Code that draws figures
****************************************

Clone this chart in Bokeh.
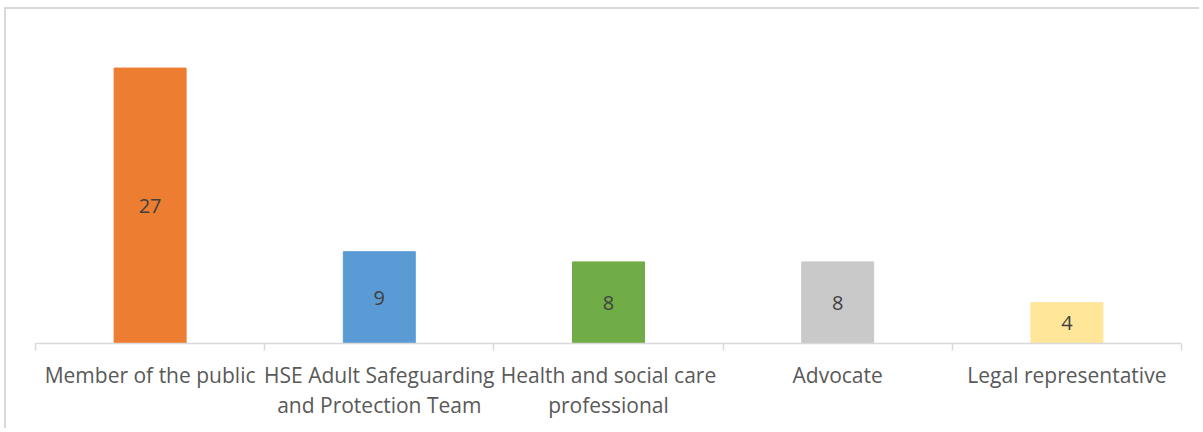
from bokeh.plotting import figure
from bokeh.models import ColumnDataSource, FixedTicker, Range1d
from bokeh.core.properties import value
from bokeh.embed import file_html
from bokeh.resources import INLINE

categories = ["Member of the public", "HSE Adult Safeguarding\nand Protection Team",
              "Health and social care\nprofessional", "Advocate", "Legal representative"]
counts = [27, 9, 8, 8, 4]
colors = ["#ED7D31", "#5B9BD5", "#70AD47", "#C9C9C9", "#FFE699"]

xs = [i + 0.5 for i in range(len(categories))]
src = ColumnDataSource(dict(x=xs, top=counts, color=colors,
                            mid=[c / 2 for c in counts],
                            label=[str(c) for c in counts]))

p = figure(width=1195, height=421, output_backend="svg", toolbar_location=None,
           x_range=Range1d(0, len(categories)), y_range=Range1d(0, 30),
           min_border_left=29, min_border_right=20, min_border_top=28, min_border_bottom=87)
p.styles = {"border-left": "2px solid #D9D9D9", "border-top": "2px solid #D9D9D9",
            "margin-left": "4px", "margin-top": "7px"}
p.outline_line_color = None
p.grid.visible = False
p.yaxis.visible = False
p.background_fill_color = "white"
p.border_fill_color = "white"

p.vbar(x="x", top="top", width=0.314, color="color", source=src)
p.text(x="x", y="mid", text="label", source=src, text_align="center", text_baseline="middle",
       text_font=value("Open Sans"), text_font_size="20px", text_color="#404040")

ax = p.xaxis[0]
ax.ticker = FixedTicker(ticks=xs, minor_ticks=list(range(len(categories) + 1)))
ax.major_label_overrides = {x: c for x, c in zip(xs, categories)}
ax.axis_line_color = "#D9D9D9"
ax.axis_line_width = 1.5
ax.major_tick_line_color = None
ax.major_tick_out = 0
ax.major_tick_in = 0
ax.minor_tick_line_color = "#D9D9D9"
ax.minor_tick_line_width = 1.5
ax.minor_tick_out = 7
ax.minor_tick_in = 0
ax.major_label_standoff = 10
ax.major_label_text_font = "Open Sans"
ax.major_label_text_font_size = "21px"
ax.major_label_text_color = "#595959"
ax.major_label_text_line_height = 1.1

open("out.html", "w").write(file_html(p, INLINE))
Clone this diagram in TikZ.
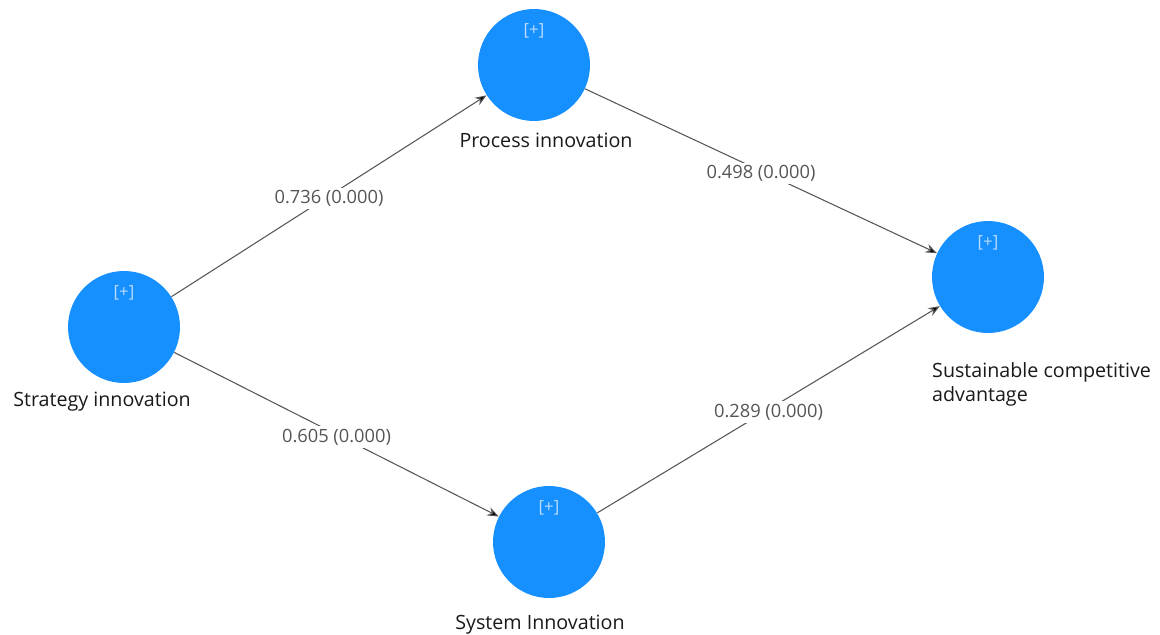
\documentclass[tikz,border=0pt]{standalone}
\usepackage{fontspec}
\setmainfont{Open Sans}
\usetikzlibrary{arrows.meta}
\definecolor{latentblue}{RGB}{22,144,255}
\definecolor{plusblue}{RGB}{185,220,255}
\definecolor{pathgray}{RGB}{85,85,85}
\definecolor{labeldark}{RGB}{25,25,25}
\begin{document}
\begin{tikzpicture}[x=0.02cm,y=-0.02cm,
  latent/.style={circle,fill=latentblue,minimum size=2.24cm,inner sep=0pt},
  plus/.style={text=plusblue,font=\fontsize{9.5}{11}\selectfont},
  varname/.style={text=labeldark,font=\fontsize{11.2}{13.6}\selectfont},
  pathline/.style={draw=pathgray,line width=0.6pt,-{Stealth[length=6.5pt,width=5pt,fill=black]}},
  coef/.style={fill=white,text=pathgray,inner sep=1.5pt,yshift=-1.5pt,font=\fontsize{10.4}{12}\selectfont}]
\useasboundingbox (0,0) rectangle (1160,635);

\node[latent] (si) at (124,327) {};
\node[latent] (pi) at (534,65) {};
\node[latent] (sca) at (988,277) {};
\node[latent] (syi) at (549,542) {};

\node[plus] (siplus) at (124,293) {[+]};
\node[plus] (piplus) at (534,31) {[+]};
\node[plus] (scaplus) at (988,243) {[+]};
\node[plus] (syiplus) at (549,508) {[+]};

\node[varname] (silabel) at (102,402) {Strategy innovation};
\node[varname] (pilabel) at (546,140) {Process innovation};
\node[varname,align=left,anchor=north west] (scalabel) at (926,356) {Sustainable competitive\\advantage};
\node[varname] (syilabel) at (540,625) {System Innovation};

\draw[pathline] (si) -- node[coef] {0.736 (0.000)} (pi);
\draw[pathline] (pi) -- node[coef] {0.498 (0.000)} (sca);
\draw[pathline] (si) -- node[coef] {0.605 (0.000)} (syi);
\draw[pathline] (syi) -- node[coef] {0.289 (0.000)} (sca);

\end{tikzpicture}
\end{document}
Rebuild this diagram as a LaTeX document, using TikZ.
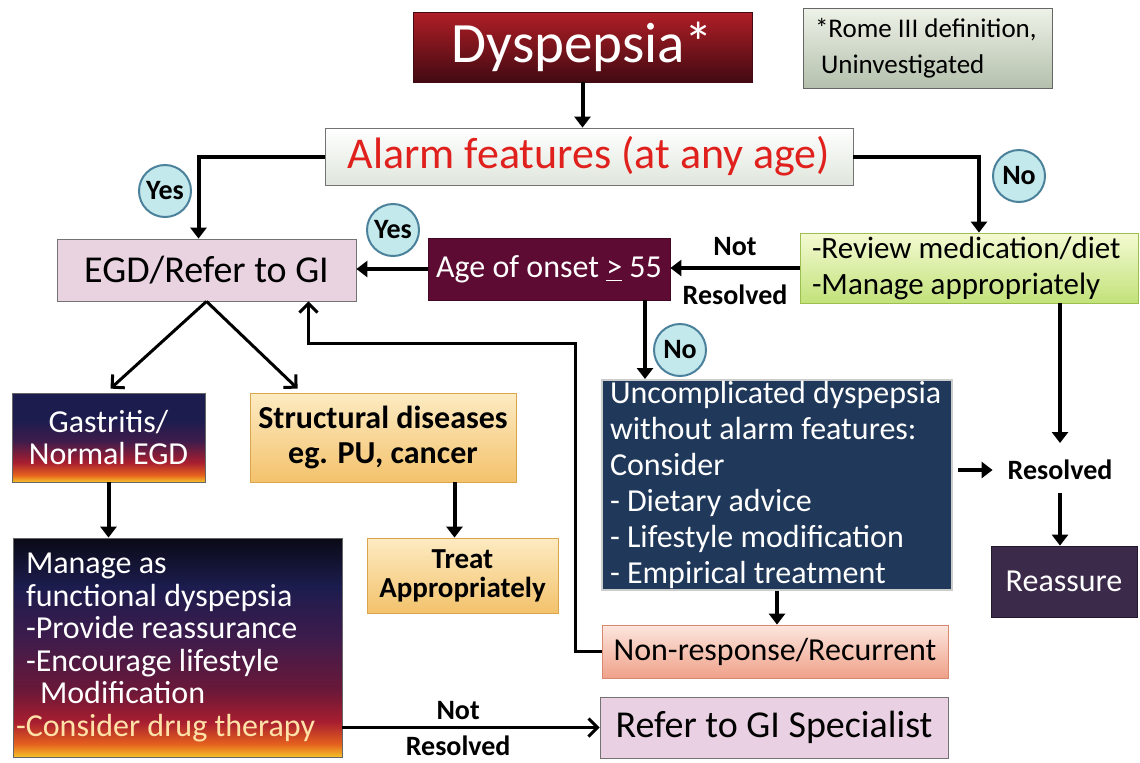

****************************************

Return the material line for line, from its beginning to the line that contains "label=[str(c) for c", with the pictures left out.

Solution below
Clone this chart in Bokeh.
from bokeh.plotting import figure
from bokeh.models import ColumnDataSource, FixedTicker, Range1d
from bokeh.core.properties import value
from bokeh.embed import file_html
from bokeh.resources import INLINE

categories = ["Member of the public", "HSE Adult Safeguarding\nand Protection Team",
              "Health and social care\nprofessional", "Advocate", "Legal representative"]
counts = [27, 9, 8, 8, 4]
colors = ["#ED7D31", "#5B9BD5", "#70AD47", "#C9C9C9", "#FFE699"]

xs = [i + 0.5 for i in range(len(categories))]
src = ColumnDataSource(dict(x=xs, top=counts, color=colors,
                            mid=[c / 2 for c in counts],
                            label=[str(c) for c in counts]))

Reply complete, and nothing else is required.